Em números, ocorreu o crescimento de 112%, mais da metade (46.047) sendo de crianças e adolescentes cursando o Ensino Fundamental, tanto nas redes públicas quanto nas privadas. No Maranhão, eles são menos de 1% do total. E a língua é o fator de maior dificuldade para adaptação dessas crianças a uma nova realidade. Por elas verem as coisas de forma diferente, a adequação pode ser um pouco mais demorada do que para um adulto.

A psicopedagoga Noélia Veloso defende que os desafios podem ser minimizados com o auxílio da escola. “A escola, primeiramente deve ser bem receptiva com os estrangeiros. Trabalhar bem a questão afetiva, fazer um trabalho na sala de aula para essas crianças, acolhê-las de maneira especial. E depois, com o passar dos meses, a escola pode fazer um projeto de ensino da língua, da nossa língua de preferência, em horários contrários da que elas estudam”, afirma.

Existem questões essenciais que as escolas devem observar, como, por exemplo, a receptividade, a efetividade e o trabalho com grupos de crianças, para que as estrangeiras se sintam acolhidas. Outra realidade a se atentar é a financeira. “Esse projeto do ensino da língua é importante porque a maioria dos estrangeiros que chegam ao Brasil, não tem condições de pagar um professor particular para ensiná-los”, ressalta Noélia.

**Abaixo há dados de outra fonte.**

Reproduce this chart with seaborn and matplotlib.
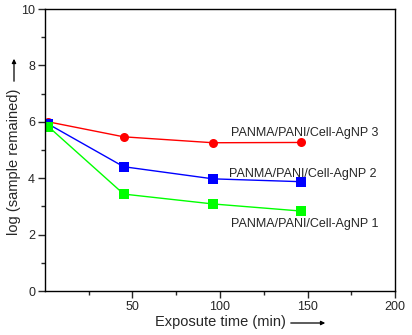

Além do mais, o acompanhamento feito pelos pais, que também devem ser incluídos nesse projeto de aprendizado mútuo, faz com que situações desagradáveis como bullying e xenofobia não aconteçam em ambiente escolar. “Os educadores precisam estar atentos e fazer as intervenções necessárias para que a criança seja aceita e respeitada”, recomenda a psicopedagoga.